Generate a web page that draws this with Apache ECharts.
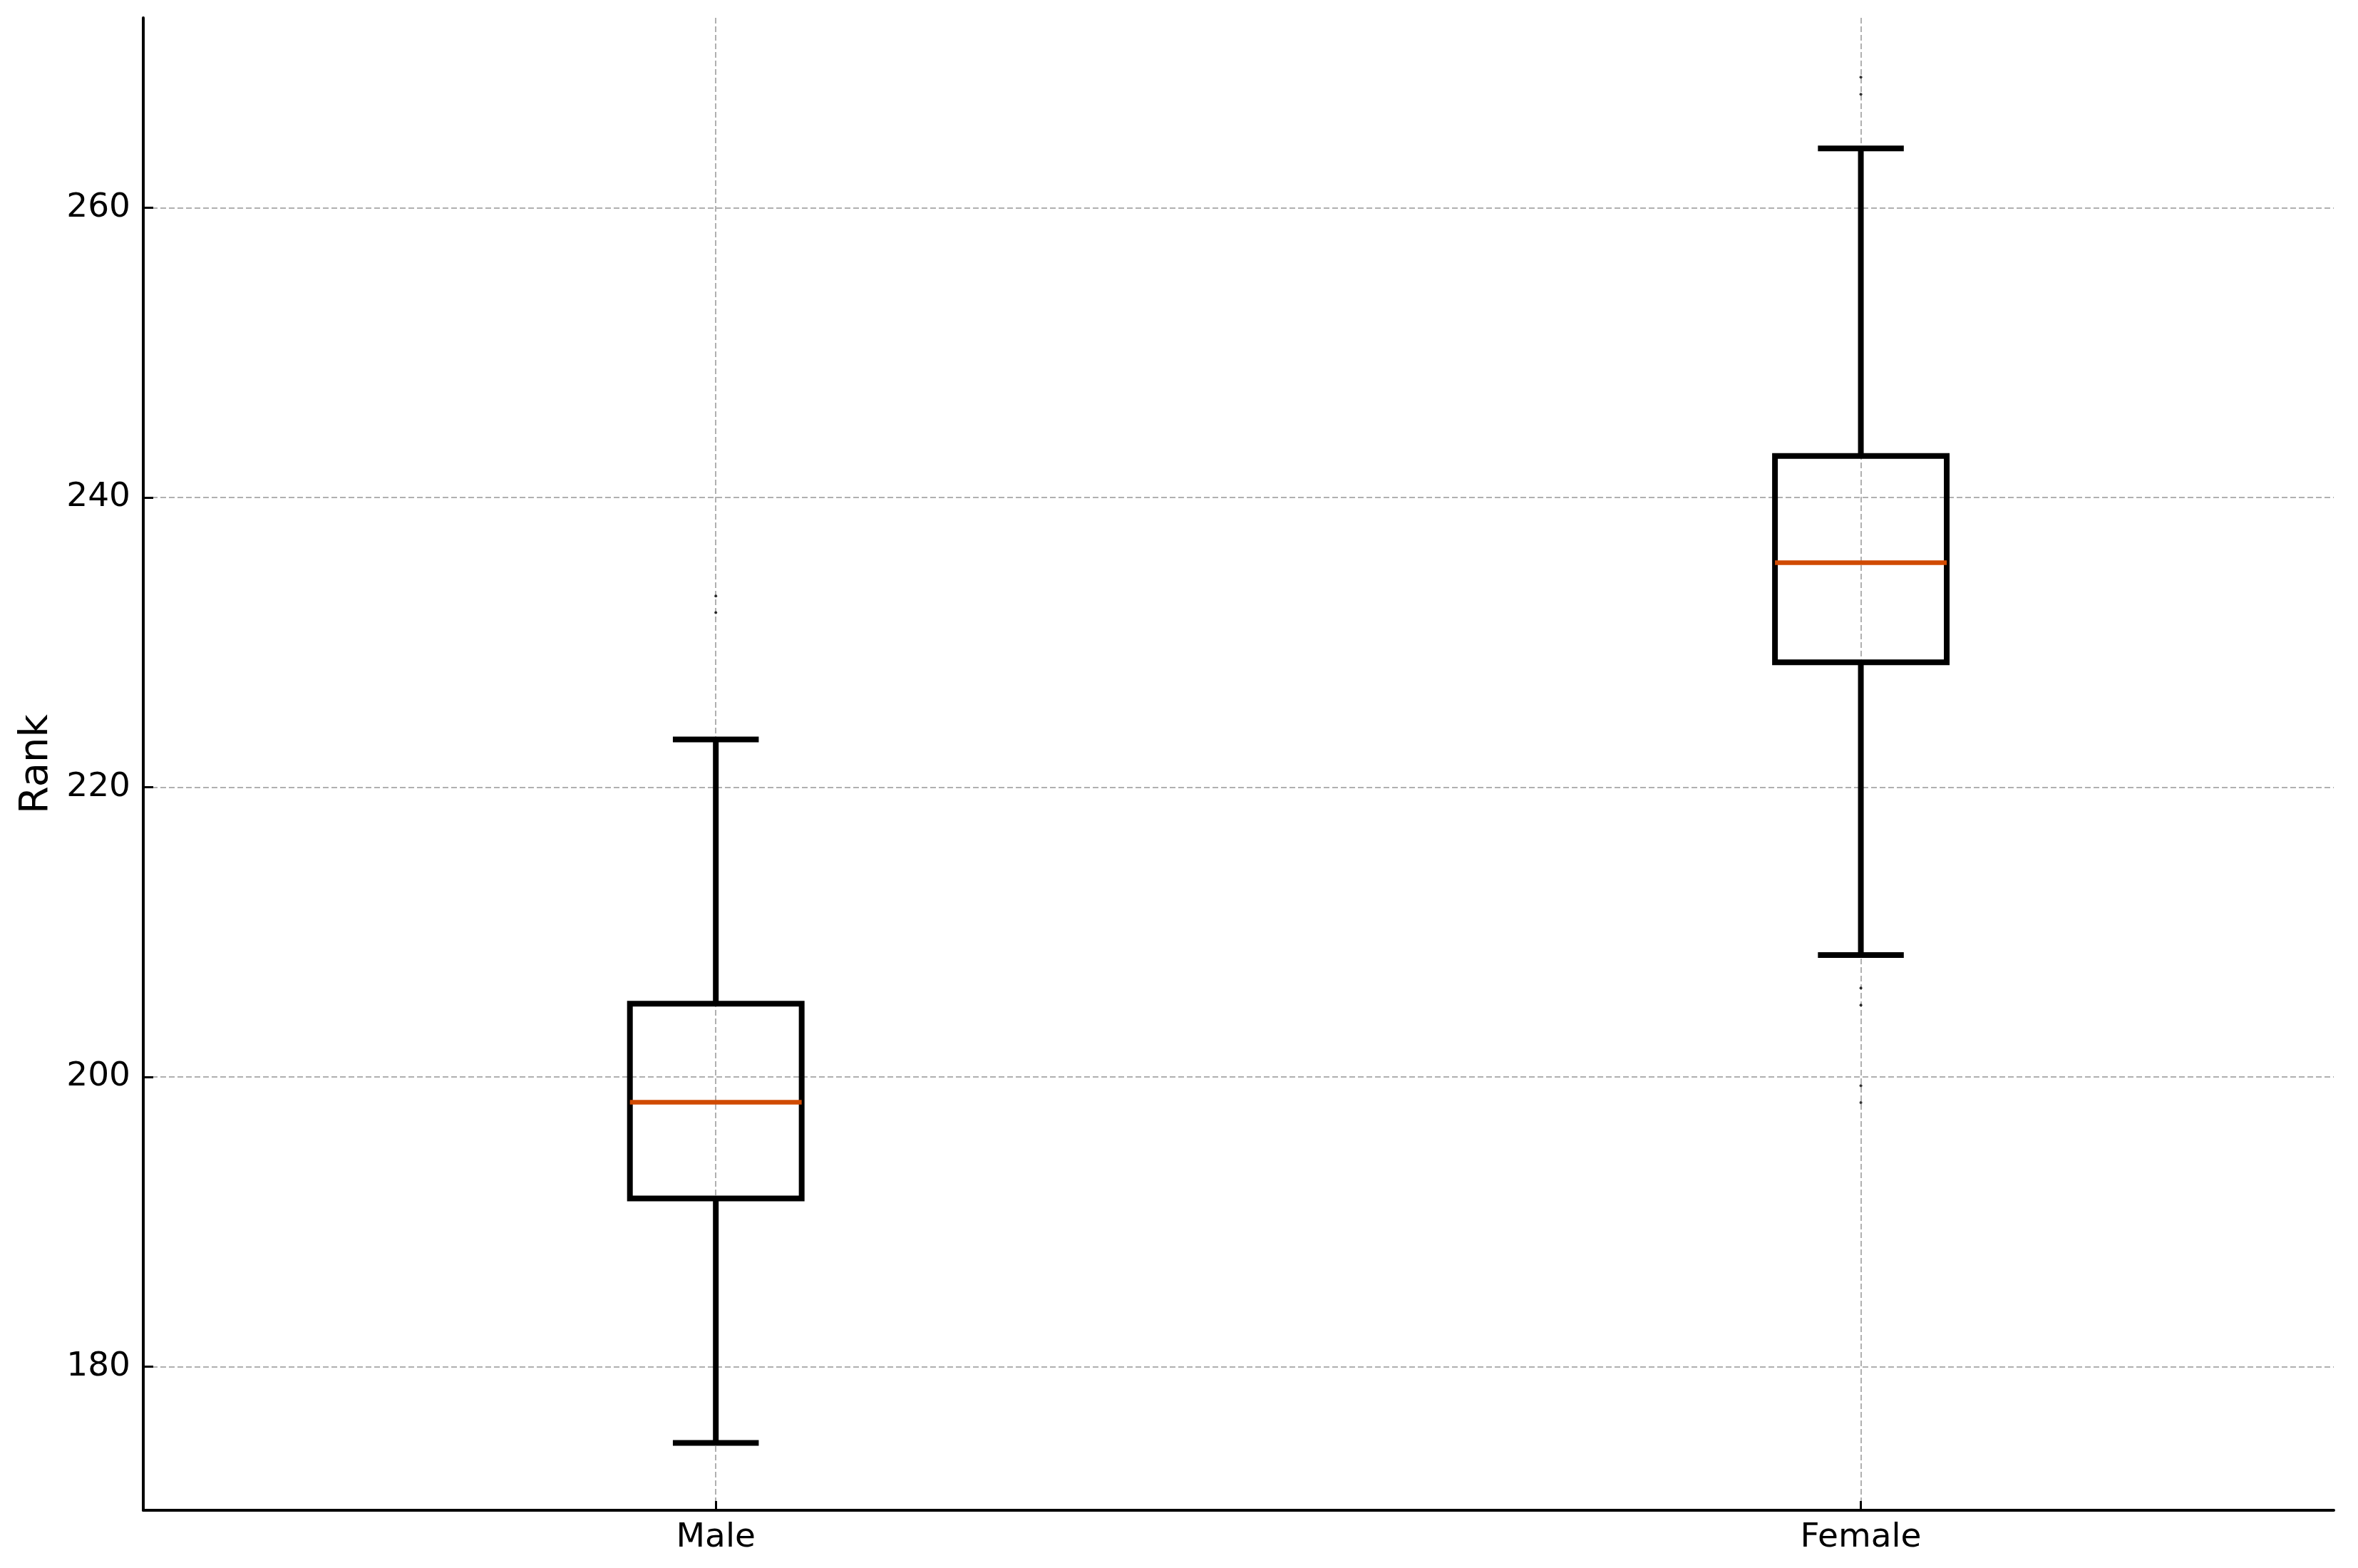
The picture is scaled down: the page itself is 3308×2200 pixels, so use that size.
<!DOCTYPE html>
<html>
<head>
<meta charset="utf-8">
<script src="https://cdn.jsdelivr.net/npm/echarts@6/dist/echarts.min.js"></script>
<style>
html, body { margin: 0; padding: 0; background: #fff; }
#chart { width: 3308px; height: 2200px; }
</style>
</head>
<body>
<div id="chart"></div>
<script>
// ---- data ----
const categories = ['Male', 'Female'];
const positions = [1, 2];
const mins = [174.75, 208.42];
const q1s = [191.62, 228.62];
const medians = [198.26, 235.5];
const q3s = [205.06, 242.86];
const maxs = [223.3, 264.09];
const maleOutliers = [233.19, 232.05];
const femaleOutliers = [269.0, 267.82, 206.14, 204.96, 199.4, 198.24];
const yTicks = [180, 200, 220, 240, 260];
const yName = 'Rank';

// ---- build ----
const boxData = positions.map((p, i) => [p, mins[i], q1s[i], medians[i], q3s[i], maxs[i]]);
const flierData = []
  .concat(maleOutliers.map(v => [positions[0], v]))
  .concat(femaleOutliers.map(v => [positions[1], v]));

const FONT = 'DejaVu Sans';
const LW = 8;

function renderBox(params, api) {
  const x = api.value(0);
  const pMin = api.coord([x, api.value(1)]);
  const pQ1 = api.coord([x, api.value(2)]);
  const pMed = api.coord([x, api.value(3)]);
  const pQ3 = api.coord([x, api.value(4)]);
  const pMax = api.coord([x, api.value(5)]);
  const boxW = api.size([0.15, 0])[0];
  const capW = boxW / 2;
  const cx = pMed[0];
  const black = { stroke: '#000', lineWidth: LW, fill: null };
  return {
    type: 'group',
    children: [
      { type: 'line', shape: { x1: cx, y1: pMin[1], x2: cx, y2: pQ1[1] }, style: black },
      { type: 'line', shape: { x1: cx, y1: pQ3[1], x2: cx, y2: pMax[1] }, style: black },
      { type: 'line', shape: { x1: cx - capW / 2, y1: pMin[1], x2: cx + capW / 2, y2: pMin[1] }, style: black },
      { type: 'line', shape: { x1: cx - capW / 2, y1: pMax[1], x2: cx + capW / 2, y2: pMax[1] }, style: black },
      { type: 'rect', shape: { x: cx - boxW / 2, y: pQ3[1], width: boxW, height: pQ1[1] - pQ3[1] },
        style: { stroke: '#000', lineWidth: LW, fill: 'none', lineJoin: 'miter' } },
      { type: 'line', shape: { x1: cx - boxW / 2, y1: pMed[1], x2: cx + boxW / 2, y2: pMed[1] },
        style: { stroke: '#d04a02', lineWidth: 6.5 } }
    ]
  };
}

const chart = echarts.init(document.getElementById('chart'), null, { renderer: 'canvas' });
chart.setOption({
  animation: false,
  backgroundColor: '#fff',
  grid: { left: 201, right: 34, top: 25, bottom: 81, containLabel: false },
  xAxis: {
    type: 'value',
    min: 0.5,
    max: 2.413,
    axisLine: { show: true, lineStyle: { color: '#000', width: 4 } },
    axisTick: { show: true, inside: true, length: 13, lineStyle: { color: '#000', width: 3 }, customValues: positions },
    axisLabel: {
      customValues: positions,
      formatter: v => categories[positions.indexOf(Math.round(v))] || '',
      fontFamily: FONT, fontSize: 47, color: '#000', margin: 15
    },
    splitLine: { show: true, lineStyle: { color: '#b0b0b0', width: 2, type: [8, 4] } }
  },
  yAxis: {
    type: 'value',
    min: 170.1,
    max: 273.1,
    name: yName,
    nameLocation: 'middle',
    nameGap: 122,
    nameRotate: 90,
    nameTextStyle: { fontFamily: FONT, fontSize: 56, color: '#000' },
    axisLine: { show: true, lineStyle: { color: '#000', width: 4 } },
    axisTick: { show: true, inside: true, length: 14, lineStyle: { color: '#000', width: 3 }, customValues: yTicks },
    axisLabel: { customValues: yTicks, fontFamily: FONT, fontSize: 47, color: '#000', margin: 18 },
    splitLine: { show: true, lineStyle: { color: '#b0b0b0', width: 2, type: [8, 4] } }
  },
  series: [
    {
      type: 'custom',
      renderItem: renderBox,
      data: boxData,
      encode: { x: 0, y: [1, 2, 3, 4, 5] },
      clip: false,
      z: 3
    },
    {
      type: 'scatter',
      data: flierData,
      symbol: 'circle',
      symbolSize: 4,
      itemStyle: { color: '#000' },
      z: 4
    }
  ]
});
</script>
</body>
</html>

* * * * * * *

▶ **Your objective**
Set down the material exactly, every line of it, except for the pictures.

▶ **Solution**
Generate a web page that draws this with Apache ECharts.
The picture is scaled down: the page itself is 3308×2200 pixels, so use that size.
<!DOCTYPE html>
<html>
<head>
<meta charset="utf-8">
<script src="https://cdn.jsdelivr.net/npm/echarts@6/dist/echarts.min.js"></script>
<style>
html, body { margin: 0; padding: 0; background: #fff; }
#chart { width: 3308px; height: 2200px; }
</style>
</head>
<body>
<div id="chart"></div>
<script>
// ---- data ----
const categories = ['Male', 'Female'];
const positions = [1, 2];
const mins = [174.75, 208.42];
const q1s = [191.62, 228.62];
const medians = [198.26, 235.5];
const q3s = [205.06, 242.86];
const maxs = [223.3, 264.09];
const maleOutliers = [233.19, 232.05];
const femaleOutliers = [269.0, 267.82, 206.14, 204.96, 199.4, 198.24];
const yTicks = [180, 200, 220, 240, 260];
const yName = 'Rank';

// ---- build ----
const boxData = positions.map((p, i) => [p, mins[i], q1s[i], medians[i], q3s[i], maxs[i]]);
const flierData = []
  .concat(maleOutliers.map(v => [positions[0], v]))
  .concat(femaleOutliers.map(v => [positions[1], v]));

const FONT = 'DejaVu Sans';
const LW = 8;

function renderBox(params, api) {
  const x = api.value(0);
  const pMin = api.coord([x, api.value(1)]);
  const pQ1 = api.coord([x, api.value(2)]);
  const pMed = api.coord([x, api.value(3)]);
  const pQ3 = api.coord([x, api.value(4)]);
  const pMax = api.coord([x, api.value(5)]);
  const boxW = api.size([0.15, 0])[0];
  const capW = boxW / 2;
  const cx = pMed[0];
  const black = { stroke: '#000', lineWidth: LW, fill: null };
  return {
    type: 'group',
    children: [
      { type: 'line', shape: { x1: cx, y1: pMin[1], x2: cx, y2: pQ1[1] }, style: black },
      { type: 'line', shape: { x1: cx, y1: pQ3[1], x2: cx, y2: pMax[1] }, style: black },
      { type: 'line', shape: { x1: cx - capW / 2, y1: pMin[1], x2: cx + capW / 2, y2: pMin[1] }, style: black },
      { type: 'line', shape: { x1: cx - capW / 2, y1: pMax[1], x2: cx + capW / 2, y2: pMax[1] }, style: black },
      { type: 'rect', shape: { x: cx - boxW / 2, y: pQ3[1], width: boxW, height: pQ1[1] - pQ3[1] },
        style: { stroke: '#000', lineWidth: LW, fill: 'none', lineJoin: 'miter' } },
      { type: 'line', shape: { x1: cx - boxW / 2, y1: pMed[1], x2: cx + boxW / 2, y2: pMed[1] },
        style: { stroke: '#d04a02', lineWidth: 6.5 } }
    ]
  };
}

const chart = echarts.init(document.getElementById('chart'), null, { renderer: 'canvas' });
chart.setOption({
  animation: false,
  backgroundColor: '#fff',
  grid: { left: 201, right: 34, top: 25, bottom: 81, containLabel: false },
  xAxis: {
    type: 'value',
    min: 0.5,
    max: 2.413,
    axisLine: { show: true, lineStyle: { color: '#000', width: 4 } },
    axisTick: { show: true, inside: true, length: 13, lineStyle: { color: '#000', width: 3 }, customValues: positions },
    axisLabel: {
      customValues: positions,
      formatter: v => categories[positions.indexOf(Math.round(v))] || '',
      fontFamily: FONT, fontSize: 47, color: '#000', margin: 15
    },
    splitLine: { show: true, lineStyle: { color: '#b0b0b0', width: 2, type: [8, 4] } }
  },
  yAxis: {
    type: 'value',
    min: 170.1,
    max: 273.1,
    name: yName,
    nameLocation: 'middle',
    nameGap: 122,
    nameRotate: 90,
    nameTextStyle: { fontFamily: FONT, fontSize: 56, color: '#000' },
    axisLine: { show: true, lineStyle: { color: '#000', width: 4 } },
    axisTick: { show: true, inside: true, length: 14, lineStyle: { color: '#000', width: 3 }, customValues: yTicks },
    axisLabel: { customValues: yTicks, fontFamily: FONT, fontSize: 47, color: '#000', margin: 18 },
    splitLine: { show: true, lineStyle: { color: '#b0b0b0', width: 2, type: [8, 4] } }
  },
  series: [
    {
      type: 'custom',
      renderItem: renderBox,
      data: boxData,
      encode: { x: 0, y: [1, 2, 3, 4, 5] },
      clip: false,
      z: 3
    },
    {
      type: 'scatter',
      data: flierData,
      symbol: 'circle',
      symbolSize: 4,
      itemStyle: { color: '#000' },
      z: 4
    }
  ]
});
</script>
</body>
</html>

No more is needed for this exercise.